A solution that’s purpose-built on a cloud platform offers a clear alternative. Starting with a minimum viable product, the company can get in front of customers quickly, collect real-world data, and use it to sharpen the next rapid iteration. The advantage is that the company can begin generating ROI, score some quick wins, and arm itself with intelligence about what’s working and what’s not.
Flexibility and speed to market are especially critical at a time when budget constraints and economic uncertainty are top of mind. To make your implementation as efficient and effective as possible, begin by asking your customers what they want. Don’t assume you already know. Too often, large B2B companies try to deploy every feature in the first round, taking on too much at once. Instead, do it in stages and prioritise what your customers say they need.
One of the key benefits of implementing a commerce platform in manageable stages is that customer feedback becomes part of doing business. The company can gather data and insights on the fly, using them to make better decisions. Creating tight feedback loops to gather and analyse sales data helps companies understand what’s working or not, so features can be tweaked, built up, or abandoned if necessary.

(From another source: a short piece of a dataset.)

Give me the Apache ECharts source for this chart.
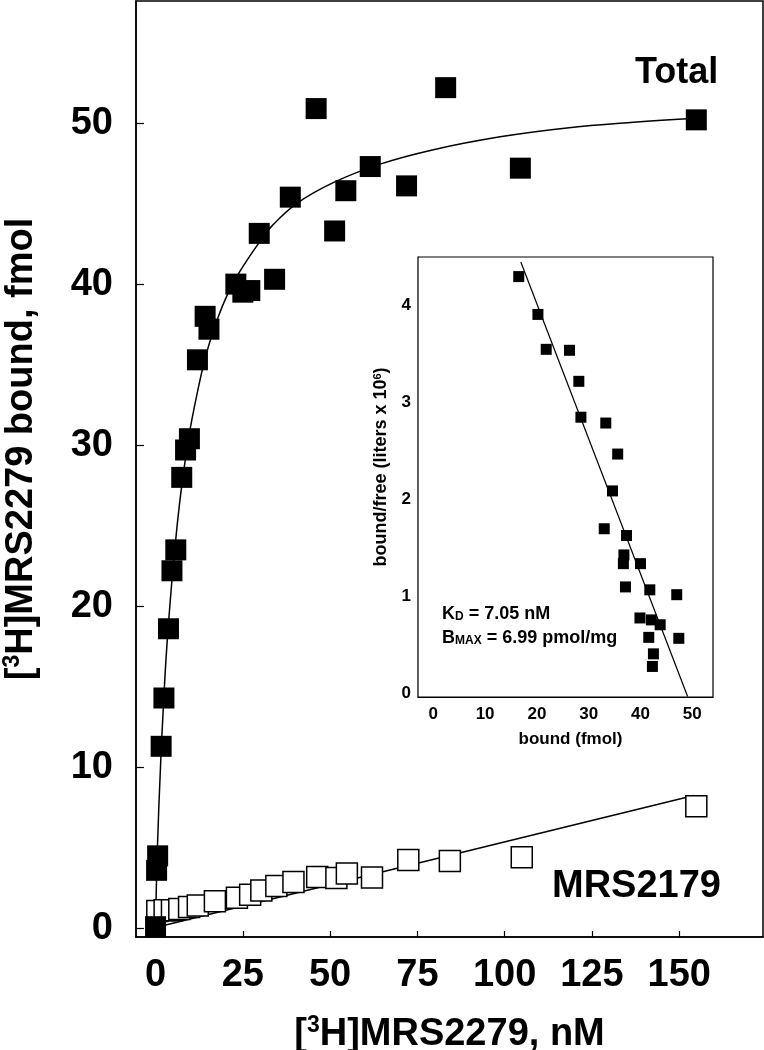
<!DOCTYPE html>
<html>
<head>
<meta charset="utf-8">
<script src="https://cdn.jsdelivr.net/npm/echarts@6/dist/echarts.min.js"></script>
<style>html,body{margin:0;padding:0;background:#fff}#c{width:764px;height:1050px}</style>
</head>
<body>
<div id="c"></div>
<script>
// ---- data ----
const mainXTicks = [0, 25, 50, 75, 100, 125, 150];
const mainYTicks = [0, 10, 20, 30, 40, 50];
const insetXTicks = [0, 10, 20, 30, 40, 50];
const insetYTicks = [0, 1, 2, 3, 4];

// Total binding, filled squares [nM, fmol]
const totalPoints = [
  [0.0, 0.1], [0.3, 3.6], [0.6, 4.5], [1.6, 11.3], [2.4, 14.3], [3.7, 18.6],
  [4.7, 22.2], [5.8, 23.5], [7.5, 28.0], [8.6, 29.7], [9.7, 30.4], [12.0, 35.3],
  [14.2, 38.0], [15.3, 37.2], [23.0, 40.0], [25.0, 39.5], [27.0, 39.6], [29.7, 43.15],
  [34.1, 40.3], [38.6, 45.4], [46.0, 50.9], [51.3, 43.3], [54.5, 45.8], [61.5, 47.3],
  [71.9, 46.1], [83.1, 52.2], [104.5, 47.2], [154.9, 50.2]
];
// fitted curve for total binding
const totalCurve = [
  [0, 0], [0.5, 4.8], [1.45, 10.2], [2.2, 13.6], [3.2, 17.4], [4.8, 21.9], [5.85, 24.3],
  [7.0, 26.6], [8.2, 28.6], [9.9, 31.0], [13.2, 34.5], [15.1, 36.1], [17.5, 37.7],
  [20.5, 39.3], [24.2, 40.8], [29.4, 42.5], [33.3, 43.6], [40.4, 45.0], [50.9, 46.3],
  [64.3, 47.45], [79.6, 48.35], [98.7, 49.15], [117.8, 49.7], [136.9, 50.05], [154.9, 50.3]
];
// MRS2179 (nonspecific), open squares
const mrsPoints = [
  [0.5, 1.08], [2.6, 1.12], [4.7, 1.12], [6.8, 1.2], [9.6, 1.33], [12.1, 1.41],
  [17.0, 1.68], [23.3, 1.9], [27.1, 2.09], [30.3, 2.34], [34.6, 2.63], [39.5, 2.88],
  [46.3, 3.19], [51.8, 3.13], [54.8, 3.41], [62.0, 3.15], [72.4, 4.24], [84.3, 4.18],
  [104.9, 4.41], [154.9, 7.58]
];
const mrsLine = [[0, 0.05], [154.2, 8.24]];

// Scatchard inset [bound fmol, bound/free]
const insetPoints = [
  [16.5, 4.30], [20.2, 3.91], [21.8, 3.55], [26.3, 3.54], [28.1, 3.22], [28.5, 2.85],
  [33.3, 2.79], [35.6, 2.47], [34.6, 2.09], [33.0, 1.70], [37.3, 1.63], [36.8, 1.43],
  [36.7, 1.34], [40.0, 1.34], [37.1, 1.10], [41.8, 1.07], [47.0, 1.02], [39.9, 0.78],
  [42.1, 0.76], [43.8, 0.71], [41.6, 0.58], [47.4, 0.57], [42.5, 0.41], [42.3, 0.28]
];
const insetLine = [[16.9, 4.45], [49.1, -0.03]];

// ---- chart ----
const FONT = 'Liberation Sans, Arial, sans-serif';
const chart = echarts.init(document.getElementById('c'), null, {renderer: 'canvas'});

const bigLabel = {fontFamily: FONT, fontSize: 38, fontWeight: 'bold', color: '#000'};
const smallLabel = {fontFamily: FONT, fontSize: 17, fontWeight: 'bold', color: '#000'};

chart.setOption({
  animation: false,
  backgroundColor: '#fff',
  grid: [
    {left: 136, top: 1, width: 627, height: 936, show: true, borderColor: '#000', borderWidth: 1.5,
     backgroundColor: 'transparent', containLabel: false, outerBoundsMode: 'none'},
    {left: 418, top: 257, width: 295, height: 440, show: true, borderColor: '#000', borderWidth: 1.2,
     backgroundColor: '#fff', z: 5, containLabel: false, outerBoundsMode: 'none'}
  ],
  xAxis: [
    {
      gridIndex: 0, type: 'value', min: -5.6, max: 174,
      axisLine: {onZero: false, lineStyle: {color: '#000', width: 1.5}},
      axisTick: {inside: true, length: 6, customValues: mainXTicks, lineStyle: {color: '#000', width: 1.2}},
      axisLabel: Object.assign({margin: 20, customValues: mainXTicks}, bigLabel),
      splitLine: {show: false},
      name: '{b|[}{sup|3}{b|H]MRS2279, nM}', nameLocation: 'middle', nameGap: 76,
      nameTextStyle: {fontFamily: FONT, fontSize: 38, fontWeight: 'bold', color: '#000',
        rich: {b: {fontFamily: FONT, fontSize: 38, fontWeight: 'bold', lineHeight: 44},
               sup: {fontFamily: FONT, fontSize: 23, fontWeight: 'bold', lineHeight: 44, padding: [0, 0, 18, 0]}}}
    },
    {
      gridIndex: 1, type: 'value', min: -2.95, max: 54,
      axisLine: {onZero: false, lineStyle: {color: '#000', width: 1.2}},
      axisTick: {inside: true, length: 5, customValues: insetXTicks, lineStyle: {color: '#000'}},
      axisLabel: Object.assign({margin: 9, customValues: insetXTicks}, smallLabel),
      splitLine: {show: false},
      name: 'bound (fmol)', nameLocation: 'middle', nameGap: 34,
      nameTextStyle: Object.assign({}, smallLabel, {padding: [0, 0, 0, 10]})
    }
  ],
  yAxis: [
    {
      gridIndex: 0, type: 'value', min: -0.54, max: 57.58,
      axisLine: {onZero: false, lineStyle: {color: '#000', width: 1.5}},
      axisTick: {inside: true, length: 8, customValues: mainYTicks, lineStyle: {color: '#000', width: 1.2}},
      axisLabel: Object.assign({margin: 23, customValues: mainYTicks}, bigLabel),
      splitLine: {show: false},
      name: '{b|[}{sup|3}{b|H]MRS2279 bound, fmol}', nameLocation: 'middle', nameGap: 92, nameRotate: 90,
      nameTextStyle: {fontFamily: FONT, fontSize: 38, fontWeight: 'bold', color: '#000', padding: [0, 0, 0, 40],
        rich: {b: {fontFamily: FONT, fontSize: 38, fontWeight: 'bold', lineHeight: 44},
               sup: {fontFamily: FONT, fontSize: 23, fontWeight: 'bold', lineHeight: 44, padding: [0, 0, 18, 0]}}}
    },
    {
      gridIndex: 1, type: 'value', min: -0.035, max: 4.502,
      axisLine: {onZero: false, lineStyle: {color: '#000', width: 1.2}},
      axisTick: {inside: true, length: 4, customValues: insetYTicks, lineStyle: {color: '#000'}},
      axisLabel: Object.assign({margin: 7, customValues: insetYTicks}, smallLabel),
      splitLine: {show: false},
      name: '{b|bound/free (liters x 10}{sup|6}{b|)}', nameLocation: 'middle', nameGap: 26, nameRotate: 90,
      nameTextStyle: Object.assign({}, smallLabel, {fontSize: 18, padding: [0, 0, 0, 20],
        rich: {b: {fontFamily: FONT, fontSize: 18, fontWeight: 'bold', lineHeight: 21},
               sup: {fontFamily: FONT, fontSize: 11, fontWeight: 'bold', lineHeight: 21, padding: [0, 0, 8, 0]}}})
    }
  ],
  series: [
    {type: 'line', xAxisIndex: 0, yAxisIndex: 0, data: totalCurve, showSymbol: false, smooth: 0.4,
     lineStyle: {color: '#000', width: 1.5}, z: 2, silent: true},
    {type: 'line', xAxisIndex: 0, yAxisIndex: 0, data: mrsLine, showSymbol: false,
     lineStyle: {color: '#000', width: 1.5}, z: 2, silent: true},
    {type: 'scatter', xAxisIndex: 0, yAxisIndex: 0, data: mrsPoints, symbol: 'rect', symbolSize: 21,
     itemStyle: {color: '#fff', borderColor: '#000', borderWidth: 1.5, opacity: 1}, z: 3},
    {type: 'scatter', xAxisIndex: 0, yAxisIndex: 0, data: totalPoints, symbol: 'rect', symbolSize: 21,
     itemStyle: {color: '#000', opacity: 1}, z: 4},
    {type: 'line', xAxisIndex: 1, yAxisIndex: 1, data: insetLine, showSymbol: false,
     lineStyle: {color: '#000', width: 1.2}, z: 6, silent: true},
    {type: 'scatter', xAxisIndex: 1, yAxisIndex: 1, data: insetPoints, symbol: 'rect', symbolSize: 11,
     itemStyle: {color: '#000', opacity: 1}, z: 7}
  ],
  graphic: [
    {type: 'text', x: 635, y: 73, z: 10, style: {text: 'Total', fill: '#000', font: 'bold 36px ' + FONT, textAlign: 'left', textVerticalAlign: 'middle'}},
    {type: 'text', x: 552, y: 887, z: 10, style: {text: 'MRS2179', fill: '#000', font: 'bold 38px ' + FONT, textAlign: 'left', textVerticalAlign: 'middle'}},
    {type: 'text', x: 442, y: 614, z: 10, style: {
      text: '{b|K}{s|D}{b| = 7.05 nM}', textAlign: 'left', textVerticalAlign: 'middle',
      rich: {b: {fontFamily: FONT, fontSize: 18, fontWeight: 'bold', fill: '#000', lineHeight: 22},
             s: {fontFamily: FONT, fontSize: 12, fontWeight: 'bold', fill: '#000', lineHeight: 22, padding: [6, 0, 0, 0]}}}},
    {type: 'text', x: 442, y: 638, z: 10, style: {
      text: '{b|B}{s|MAX}{b| = 6.99 pmol/mg}', textAlign: 'left', textVerticalAlign: 'middle',
      rich: {b: {fontFamily: FONT, fontSize: 18, fontWeight: 'bold', fill: '#000', lineHeight: 22},
             s: {fontFamily: FONT, fontSize: 12, fontWeight: 'bold', fill: '#000', lineHeight: 22, padding: [6, 0, 0, 0]}}}}
  ]
});
</script>
</body>
</html>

A smooth implementation also requires determining who has decision rights — IT, marketing, finance, and so on — and including those people from the very beginning of the project. Trade-offs between features, cost, and speed inevitably crop up in the planning process. It is critical that everyone contributes to these decisions, so a consensus emerges around the overall rationale for the project. Anything less than full alignment is a threat to success.